Labour must either introduce drastic measures against the insurance giants, the big banks and the monopoly concerns that dominate the British economy, or the Labour leaders will become tools in their hands.

Yet the British economy is marvellously rich. All that stands in the way of a real plan of production is the domination of the market and the interests of the tiny handful of the owners of the means of production. This is an emergency.

Labour’s stated intention to carry out their full programme was warmly received by the working class and the electorate generally.

The increase in old age pensions, in spite of the fact the workers [pay] through higher national insurance contributions, was widely welcomed. This reform, however small, heartened the workers, in spite of the justified criticism that it should have been introduced immediately or, at the worst, post-dated like the salary increase of the MPs.

The pressure of Labour backbenchers to backdate the pension increases had to be resisted because of fear of the reaction of bankers at home and abroad.

Nevertheless Labour has a tremendous fund of goodwill to draw upon from an electorate nauseated by 13 years of Toryism. The current opinion polls show growing support for the government.

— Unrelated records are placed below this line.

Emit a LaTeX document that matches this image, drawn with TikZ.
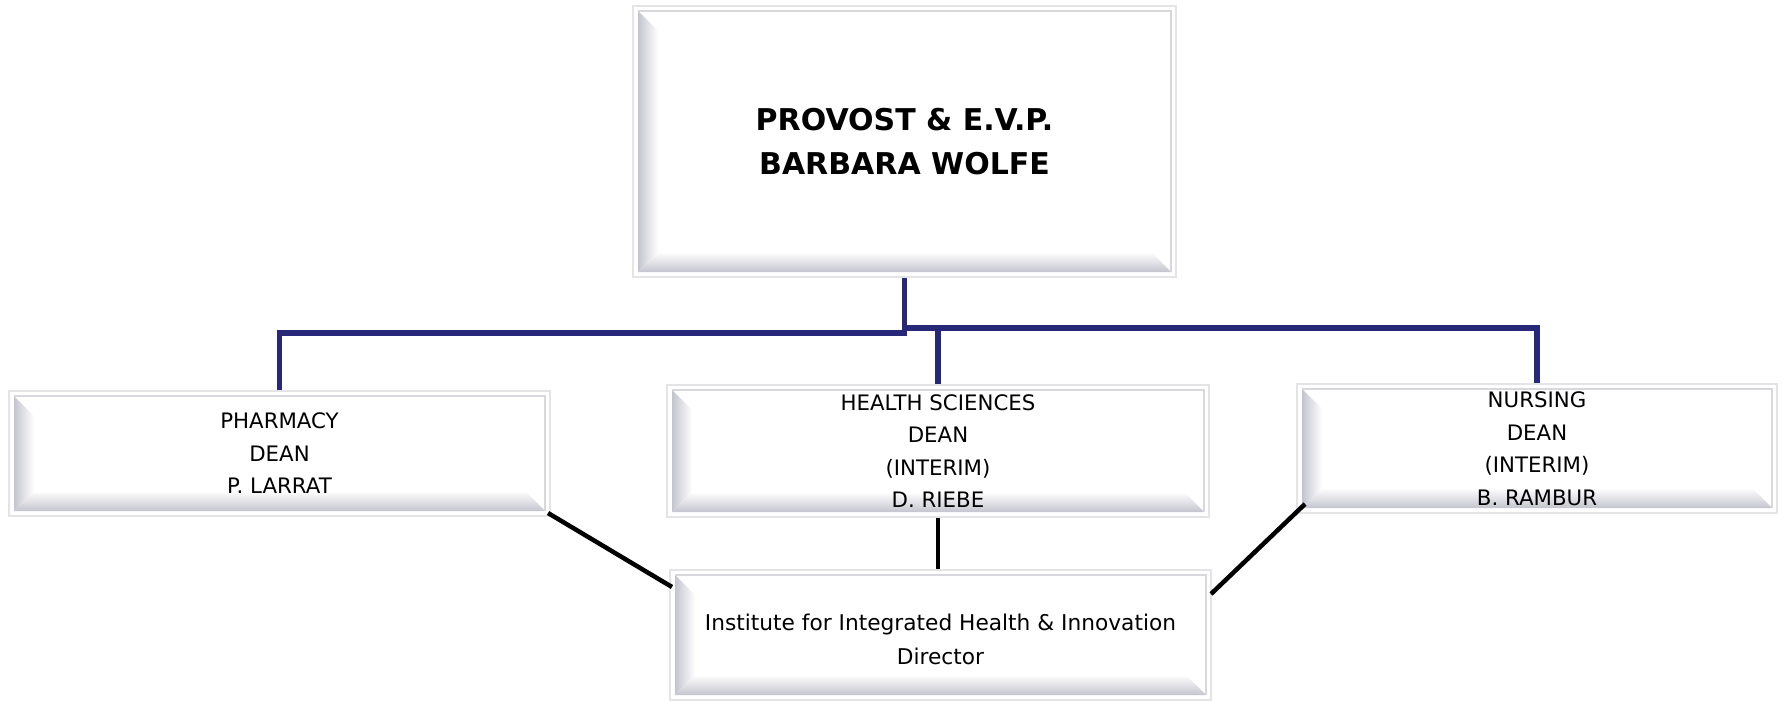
\documentclass[tikz,border=0pt]{standalone}
\usepackage{fontspec}
\setmainfont{DejaVu Sans}
\usetikzlibrary{calc}

\definecolor{linkblue}{RGB}{40,40,122}
\definecolor{framegray}{RGB}{228,228,231}
\definecolor{edgegray}{RGB}{216,216,220}
\definecolor{bevelgray}{RGB}{196,196,208}

\begin{document}
\begin{tikzpicture}[x=1pt, y=-1pt,
    bevelbox/.style={draw=framegray, line width=2pt, fill=white, inner sep=0pt, align=center,
      path picture={
        \path (path picture bounding box.south west) ++(5,-5) coordinate (bvA)
              (path picture bounding box.north east) ++(-5,5) coordinate (bvB);
        \shade[left color=bevelgray, right color=white]
          (bvA) -- (bvA |- bvB) -- ++(20,20) -- ($(bvA)+(20,-20)$) -- cycle;
        \shade[top color=white, bottom color=bevelgray]
          (bvA) -- ($(bvA)+(20,-20)$) -- ($(bvB |- bvA)+(-20,-20)$) -- (bvB |- bvA) -- cycle;
        \draw[edgegray, line width=1.5pt] (bvA |- bvB) -- (bvB) -- (bvB |- bvA);
      }},
    dean/.style={bevelbox, font=\fontsize{21.3}{32.5}\selectfont},
    link/.style={linkblue, line width=5.5pt},
    tie/.style={black, line width=4.5pt}]

			\path[use as bounding box, fill=white] (0,0) rectangle (1783,701);

			\node[bevelbox, minimum width=543pt, minimum height=271pt,
				font=\bfseries\fontsize{30}{44}\selectfont] (provost) at (904.5,141.5) {PROVOST \& E.V.P.\\BARBARA WOLFE};

			\node[dean, minimum width=541pt, minimum height=125pt] (pharmacy) at (279.5,453.5) {PHARMACY\\DEAN\\P. LARRAT};
			\node[dean, minimum width=542pt, minimum height=132pt] (health) at (938,451) {HEALTH SCIENCES\\DEAN\\(INTERIM)\\D. RIEBE};
			\node[dean, minimum width=480pt, minimum height=129pt] (nursing) at (1537,448.5) {NURSING\\DEAN\\(INTERIM)\\B. RAMBUR};
			\node[dean, minimum width=541pt, minimum height=130pt,
				font=\fontsize{21.7}{33.5}\selectfont] (institute) at (940.5,635) {\rule{0pt}{25pt}Institute for Integrated Health \& Innovation\\Director};

			\coordinate (splitL) at (904.5,333);
			\coordinate (splitR) at (904.5,328);
			\draw[link] (provost.south) -- (splitL) -| (pharmacy.north);
			\draw[link] (splitR) -| (nursing.north);
			\draw[link] (health.north |- splitR) -- (health.north);

			\draw[tie] ([shift={(-3,-4)}]pharmacy.south east) -- ([shift={(3,18)}]institute.north west);
			\draw[tie] (health.south) -- (health.south |- institute.north);
			\draw[tie] ([shift={(9,-10)}]nursing.south west) -- ([shift={(-1,25)}]institute.north east);
		\end{tikzpicture}
\end{document}
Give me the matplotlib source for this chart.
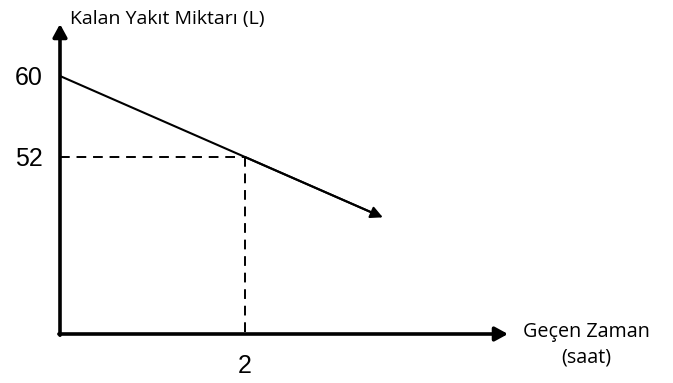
import matplotlib
matplotlib.use("Agg")
import matplotlib.pyplot as plt

# Data
time_points = [0, 2, 3.49]          # Geçen Zaman (saat)
fuel_points = [60, 52, 46.04]       # Kalan Yakıt Miktarı (L)
marked_time = 2
marked_fuel = 52
y_tick_values = [60, 52]
y_tick_labels = ["60", "52"]
x_tick_values = [2]
x_tick_labels = ["2"]
x_label = "Geçen Zaman\n(saat)"
y_label = "Kalan Yakıt Miktarı (L)"

W, H = 673, 383
fig = plt.figure(figsize=(W / 100, H / 100), dpi=100)
ax = fig.add_axes([0, 0, 1, 1])
ax.set_axis_off()

# pixel -> data mapping
x0px, xs = 60, 92.5
y60px, ys = 76, 10.125
ax.set_xlim(-x0px / xs, (W - x0px) / xs)
ax.set_ylim(60 - (H - y60px) / ys, 60 + y60px / ys)

y_axis_base = 60 - (334 - y60px) / ys
y_axis_top = 60 + (y60px - 24) / ys
x_axis_end = (508 - x0px) / xs

label_font = "Open Sans"
num_font = "Liberation Sans"

axis_arrow = dict(arrowstyle="-|>,head_length=0.55,head_width=0.3",
                  lw=2.6, color="black", shrinkA=0, shrinkB=0,
                  mutation_scale=14)
ax.annotate("", xy=(x_axis_end, y_axis_base), xytext=(-0.012, y_axis_base),
            arrowprops=axis_arrow)
ax.annotate("", xy=(0, y_axis_top), xytext=(0, y_axis_base - 0.12),
            arrowprops=axis_arrow)

# data line with arrow
ax.plot(time_points[:-1] + [time_points[-1] - 0.08],
        fuel_points[:-1] + [fuel_points[-1] + 0.32], color="black", lw=1.5,
        solid_capstyle="butt")
ax.annotate("", xy=(time_points[-1], fuel_points[-1]),
            xytext=(time_points[-2], fuel_points[-2]),
            arrowprops=dict(arrowstyle="-|>,head_length=0.6,head_width=0.3",
                            lw=1.5, color="black", shrinkA=0, shrinkB=0,
                            mutation_scale=12))

# dashed guides
ax.plot([0, marked_time], [marked_fuel, marked_fuel], color="black", lw=1.4,
        dashes=(5, 3.5))
ax.plot([marked_time, marked_time], [marked_fuel, y_axis_base], color="black",
        lw=1.4, dashes=(5, 3.5))

# tick labels
for v, lab in zip(y_tick_values, y_tick_labels):
    ax.text(-17 / xs, v - 1.5 / ys, lab, ha="right", va="center",
            fontsize=18, family=num_font)
for v, lab in zip(x_tick_values, x_tick_labels):
    ax.text(v, 60 - (366 - y60px) / ys, lab, ha="center", va="center",
            fontsize=18, family=num_font)

# axis labels
ax.text((70 - x0px) / xs, 60 + (y60px - 19) / ys, y_label, ha="left",
        va="center", fontsize=14, family=label_font)
ax.text((586 - x0px) / xs, 60 - (345 - y60px) / ys, x_label, ha="center",
        va="center", fontsize=14.2, family=label_font, linespacing=1.38,
        multialignment="center")

fig.savefig("out.png", dpi=100)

If Labour proclaims an emergency and draws up a national plan to introduce sweeping socialist measures, based on control of the giant industries, the banks and insurance companies, with the co-operation of technicians, shop stewards, scientists and friendly civil servants, it will have the broad mass of the population behind it and can comfortably increase its majority at an early election.

If these steps are not taken, international finance will cripple the government and bring it tumbling to defeat, to be replaced by the enemy of progress and the ally of racketeers and slum landlords, the Tory Party.